[BEGIN]

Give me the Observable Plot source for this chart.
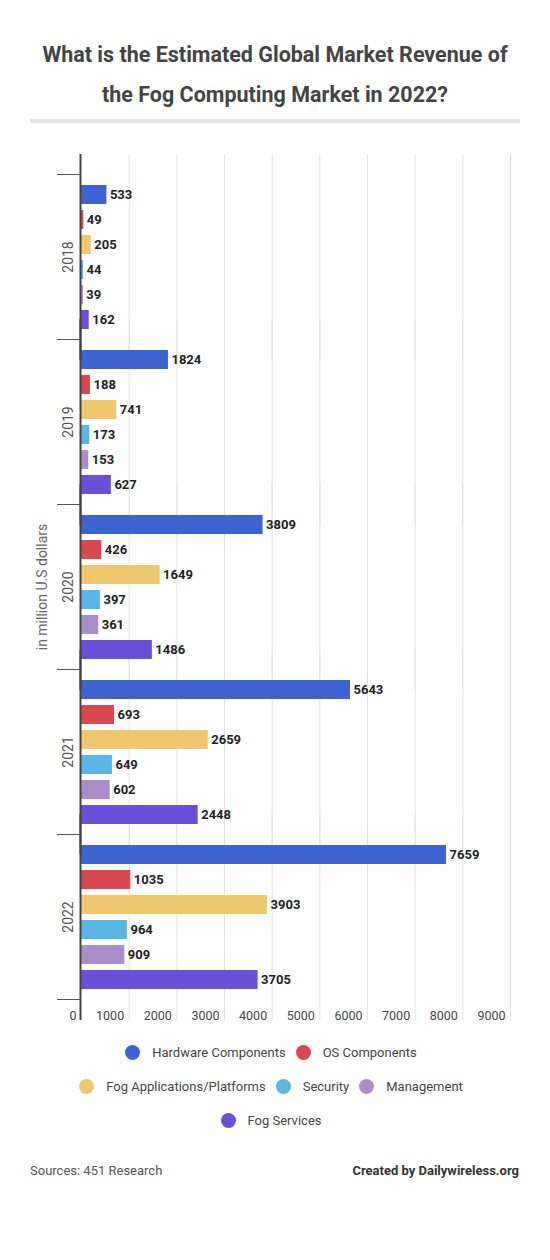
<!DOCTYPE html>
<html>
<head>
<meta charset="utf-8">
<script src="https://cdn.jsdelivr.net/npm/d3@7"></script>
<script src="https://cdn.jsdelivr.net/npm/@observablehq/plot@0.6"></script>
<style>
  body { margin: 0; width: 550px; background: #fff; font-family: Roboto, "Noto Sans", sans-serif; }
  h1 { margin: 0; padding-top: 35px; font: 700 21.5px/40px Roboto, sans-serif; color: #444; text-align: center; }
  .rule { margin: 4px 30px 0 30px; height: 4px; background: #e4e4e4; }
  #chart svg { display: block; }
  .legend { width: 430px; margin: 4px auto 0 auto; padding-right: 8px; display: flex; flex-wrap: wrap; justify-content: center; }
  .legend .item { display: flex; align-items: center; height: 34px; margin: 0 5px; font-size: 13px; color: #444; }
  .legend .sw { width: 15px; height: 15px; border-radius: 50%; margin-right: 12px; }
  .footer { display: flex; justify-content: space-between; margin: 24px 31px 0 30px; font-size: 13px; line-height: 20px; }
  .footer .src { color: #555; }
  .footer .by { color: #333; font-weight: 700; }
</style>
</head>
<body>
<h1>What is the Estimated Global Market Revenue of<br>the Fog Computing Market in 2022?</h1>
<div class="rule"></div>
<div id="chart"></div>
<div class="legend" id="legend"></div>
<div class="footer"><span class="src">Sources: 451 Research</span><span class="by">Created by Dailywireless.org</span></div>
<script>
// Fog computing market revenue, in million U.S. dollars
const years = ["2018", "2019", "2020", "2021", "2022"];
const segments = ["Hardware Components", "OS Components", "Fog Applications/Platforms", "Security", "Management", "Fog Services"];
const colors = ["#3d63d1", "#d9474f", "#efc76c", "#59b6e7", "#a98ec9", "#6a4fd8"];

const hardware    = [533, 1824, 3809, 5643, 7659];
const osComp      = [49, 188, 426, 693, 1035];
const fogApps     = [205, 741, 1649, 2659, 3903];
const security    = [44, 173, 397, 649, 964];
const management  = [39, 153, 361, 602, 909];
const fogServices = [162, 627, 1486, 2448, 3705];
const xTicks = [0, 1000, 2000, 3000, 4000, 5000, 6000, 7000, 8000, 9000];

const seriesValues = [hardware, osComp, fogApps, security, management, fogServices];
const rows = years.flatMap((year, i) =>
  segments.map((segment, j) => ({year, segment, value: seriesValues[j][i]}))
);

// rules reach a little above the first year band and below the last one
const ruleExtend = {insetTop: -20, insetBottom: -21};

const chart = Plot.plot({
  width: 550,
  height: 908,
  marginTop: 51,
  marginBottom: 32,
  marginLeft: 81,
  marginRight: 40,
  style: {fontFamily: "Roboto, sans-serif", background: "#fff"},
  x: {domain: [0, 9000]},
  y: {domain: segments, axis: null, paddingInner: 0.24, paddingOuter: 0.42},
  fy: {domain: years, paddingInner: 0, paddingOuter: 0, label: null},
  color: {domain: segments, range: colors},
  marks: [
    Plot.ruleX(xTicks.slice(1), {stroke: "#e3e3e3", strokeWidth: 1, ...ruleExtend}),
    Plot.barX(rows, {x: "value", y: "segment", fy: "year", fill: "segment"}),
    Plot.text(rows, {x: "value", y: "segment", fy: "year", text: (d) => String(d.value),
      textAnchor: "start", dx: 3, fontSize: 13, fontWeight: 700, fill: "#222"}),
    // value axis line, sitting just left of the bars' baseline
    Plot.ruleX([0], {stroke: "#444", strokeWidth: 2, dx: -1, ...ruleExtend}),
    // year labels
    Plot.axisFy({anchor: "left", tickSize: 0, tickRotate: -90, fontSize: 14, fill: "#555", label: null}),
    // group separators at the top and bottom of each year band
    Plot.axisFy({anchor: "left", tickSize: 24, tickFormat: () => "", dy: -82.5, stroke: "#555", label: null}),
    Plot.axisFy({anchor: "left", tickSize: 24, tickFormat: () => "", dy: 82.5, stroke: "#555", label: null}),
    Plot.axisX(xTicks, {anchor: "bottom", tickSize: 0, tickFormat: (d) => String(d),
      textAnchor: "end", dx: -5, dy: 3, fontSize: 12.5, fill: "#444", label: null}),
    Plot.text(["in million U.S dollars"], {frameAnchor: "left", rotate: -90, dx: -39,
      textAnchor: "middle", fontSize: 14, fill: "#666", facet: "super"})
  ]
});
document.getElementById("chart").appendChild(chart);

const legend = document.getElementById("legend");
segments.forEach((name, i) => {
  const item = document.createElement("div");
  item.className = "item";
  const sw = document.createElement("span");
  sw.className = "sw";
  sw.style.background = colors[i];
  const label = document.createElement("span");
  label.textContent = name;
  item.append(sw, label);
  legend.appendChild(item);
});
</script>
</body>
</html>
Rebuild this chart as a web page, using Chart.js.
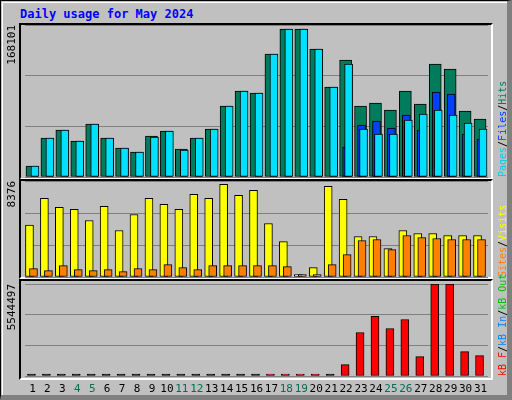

[END]

● **Written task**
Give the count of lines in the records that contain "chart", and no other text.

● **Task output**
6